Sementara anggota keluarga pria mengusung jenazah ke masjid agar didoakan sekaligus menyelenggarakan salat jenazah. Setelahnya, jenazah barulah diangkut dengan kendaraan atau jemaah salat jenazah ke pemakaman.

Abu Ammar, petugas yang memandikan jenazah sesuai ajaran Islam di Rumah Sakit Syuhada Al-Aqsa di Deir el-Balah, turut bercerita. Ia mengatakan menerima ratusan jenazah setiap harinya sejak serangan dimulai hampir beberapa minggu lalu.
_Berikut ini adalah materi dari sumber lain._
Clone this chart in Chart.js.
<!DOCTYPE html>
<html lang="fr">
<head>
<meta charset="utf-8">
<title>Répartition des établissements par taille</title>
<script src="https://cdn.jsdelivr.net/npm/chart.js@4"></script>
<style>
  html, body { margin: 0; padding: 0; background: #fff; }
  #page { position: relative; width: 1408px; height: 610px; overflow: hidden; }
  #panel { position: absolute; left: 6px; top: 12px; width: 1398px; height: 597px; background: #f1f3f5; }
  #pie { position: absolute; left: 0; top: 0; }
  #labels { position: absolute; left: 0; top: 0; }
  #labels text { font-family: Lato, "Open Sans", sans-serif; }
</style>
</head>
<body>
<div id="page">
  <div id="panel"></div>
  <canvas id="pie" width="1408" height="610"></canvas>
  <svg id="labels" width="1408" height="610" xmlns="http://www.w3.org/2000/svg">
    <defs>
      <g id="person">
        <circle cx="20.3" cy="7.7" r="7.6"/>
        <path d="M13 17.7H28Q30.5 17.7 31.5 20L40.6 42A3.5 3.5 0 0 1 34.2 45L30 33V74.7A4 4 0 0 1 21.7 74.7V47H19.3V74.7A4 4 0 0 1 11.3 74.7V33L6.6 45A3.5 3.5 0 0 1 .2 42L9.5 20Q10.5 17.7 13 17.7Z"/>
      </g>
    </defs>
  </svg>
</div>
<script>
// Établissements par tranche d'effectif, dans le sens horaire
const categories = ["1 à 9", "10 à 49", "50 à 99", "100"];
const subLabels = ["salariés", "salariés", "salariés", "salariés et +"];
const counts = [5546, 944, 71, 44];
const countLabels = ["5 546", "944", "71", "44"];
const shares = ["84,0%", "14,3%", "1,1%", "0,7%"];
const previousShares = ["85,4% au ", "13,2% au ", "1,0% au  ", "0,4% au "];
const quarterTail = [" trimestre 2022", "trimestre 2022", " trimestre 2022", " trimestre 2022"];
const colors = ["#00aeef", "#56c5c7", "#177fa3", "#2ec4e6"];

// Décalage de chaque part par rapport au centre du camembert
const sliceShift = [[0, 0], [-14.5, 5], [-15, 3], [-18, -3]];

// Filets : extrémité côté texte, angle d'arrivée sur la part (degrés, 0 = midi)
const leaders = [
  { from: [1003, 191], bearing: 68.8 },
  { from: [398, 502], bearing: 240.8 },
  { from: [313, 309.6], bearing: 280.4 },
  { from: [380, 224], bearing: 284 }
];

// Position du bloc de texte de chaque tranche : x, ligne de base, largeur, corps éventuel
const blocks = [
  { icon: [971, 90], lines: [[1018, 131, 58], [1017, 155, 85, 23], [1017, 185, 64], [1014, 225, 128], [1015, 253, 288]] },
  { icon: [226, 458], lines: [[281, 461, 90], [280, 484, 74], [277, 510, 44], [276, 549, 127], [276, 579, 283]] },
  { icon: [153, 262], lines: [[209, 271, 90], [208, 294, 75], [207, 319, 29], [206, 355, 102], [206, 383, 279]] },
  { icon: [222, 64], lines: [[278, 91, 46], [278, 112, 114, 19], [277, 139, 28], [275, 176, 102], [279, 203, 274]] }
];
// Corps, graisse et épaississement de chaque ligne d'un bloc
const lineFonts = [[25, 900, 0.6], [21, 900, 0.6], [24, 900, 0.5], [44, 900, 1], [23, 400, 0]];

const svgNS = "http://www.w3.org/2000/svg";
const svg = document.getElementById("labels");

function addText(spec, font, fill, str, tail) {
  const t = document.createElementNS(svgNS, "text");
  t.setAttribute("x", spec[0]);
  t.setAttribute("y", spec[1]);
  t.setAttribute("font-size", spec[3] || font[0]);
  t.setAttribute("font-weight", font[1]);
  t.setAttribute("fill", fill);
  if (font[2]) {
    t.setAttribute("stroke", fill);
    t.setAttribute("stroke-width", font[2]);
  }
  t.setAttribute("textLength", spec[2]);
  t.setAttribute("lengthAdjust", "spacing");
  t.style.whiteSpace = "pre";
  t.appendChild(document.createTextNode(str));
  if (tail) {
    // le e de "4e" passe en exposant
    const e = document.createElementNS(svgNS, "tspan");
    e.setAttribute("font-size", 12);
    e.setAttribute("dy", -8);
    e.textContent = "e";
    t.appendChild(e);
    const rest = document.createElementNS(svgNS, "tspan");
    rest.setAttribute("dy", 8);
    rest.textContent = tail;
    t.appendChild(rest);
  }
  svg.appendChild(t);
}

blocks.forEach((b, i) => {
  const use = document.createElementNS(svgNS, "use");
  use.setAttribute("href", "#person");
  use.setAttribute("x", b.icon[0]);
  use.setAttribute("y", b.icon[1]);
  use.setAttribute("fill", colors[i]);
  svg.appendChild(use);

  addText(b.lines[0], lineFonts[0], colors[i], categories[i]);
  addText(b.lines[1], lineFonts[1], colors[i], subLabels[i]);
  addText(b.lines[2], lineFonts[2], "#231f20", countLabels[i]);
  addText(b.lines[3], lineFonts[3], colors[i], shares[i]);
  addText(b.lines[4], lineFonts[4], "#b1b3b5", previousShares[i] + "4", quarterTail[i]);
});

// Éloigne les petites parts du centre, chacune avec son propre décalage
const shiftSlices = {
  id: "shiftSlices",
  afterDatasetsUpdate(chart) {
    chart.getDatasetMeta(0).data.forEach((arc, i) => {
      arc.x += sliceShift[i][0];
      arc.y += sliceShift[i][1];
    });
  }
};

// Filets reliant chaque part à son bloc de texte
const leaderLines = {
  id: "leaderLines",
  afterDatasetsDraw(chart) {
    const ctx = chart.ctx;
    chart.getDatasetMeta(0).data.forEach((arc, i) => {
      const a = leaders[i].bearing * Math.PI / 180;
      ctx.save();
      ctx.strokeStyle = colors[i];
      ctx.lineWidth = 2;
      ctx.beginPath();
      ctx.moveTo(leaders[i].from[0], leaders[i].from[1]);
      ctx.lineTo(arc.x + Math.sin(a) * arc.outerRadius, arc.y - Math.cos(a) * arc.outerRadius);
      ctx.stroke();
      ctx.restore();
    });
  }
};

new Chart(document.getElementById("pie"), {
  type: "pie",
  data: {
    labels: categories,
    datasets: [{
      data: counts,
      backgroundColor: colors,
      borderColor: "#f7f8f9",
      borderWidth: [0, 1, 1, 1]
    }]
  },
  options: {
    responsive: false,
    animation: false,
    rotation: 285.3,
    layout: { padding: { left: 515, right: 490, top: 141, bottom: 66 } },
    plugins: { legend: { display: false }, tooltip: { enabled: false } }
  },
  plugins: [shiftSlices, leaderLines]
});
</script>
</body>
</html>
Kondisi saat ini membuat salat jenazah hanya dilakukan di halaman rumah sakit setelah jenazah dimandikan. Gelaran salat jenazah pun hanya dihadiri oleh segelintir orang yang tersisa di sana.

Abu Ammar juga mengatakan, mereka semua akan berakhir dimakamkan di kuburan massal tanpa nisan, bukan di kuburan tunggal dengan marmer nisan seperti biasanya.

Biasanya, kata Abu Ammar, jenazah orang dewasa akan dibungkus dengan tiga kain kafan yang berbeda. Mereka juga memandikan jenazah dua kali dengan air dan sabun, lalu ketiga kalinya menggunakan kapur barus.

Tetapi, sejak memanasnya agresi Israel pada 7 Oktober 2023, mereka hanya bisa menghapus noda darah di wajah jenazah dan segera mengkafaninya hanya dengan sehelai kain kafan.

"Namun dalam kondisi saat ini, kami tidak mempunyai waktu atau sarana untuk melakukan hal tersebut. Sebaliknya, kami segera menyelimuti mereka dalam keadaan utuh karena keterbatasan yang kami hadapi dan mencoba untuk menghapus darah dari wajah mereka," ujarnya.

Abu Ammar menjelaskan, bagian tubuh yang robek dibungkus terlebih dahulu dengan plastik penutup kemudian ditutup dengan kain kafan agar tidak ternoda. Sebab jumlahnya yang banyak, pihak administrasi rumah sakit pun terpaksa membaringkan beberapa jenazah di luar halaman.

"Agresi ini telah melewati batas dan melanggar hukum hak asasi manusia internasional. Dunia harus menghentikan perang biadab melawan kita," pungkasnya.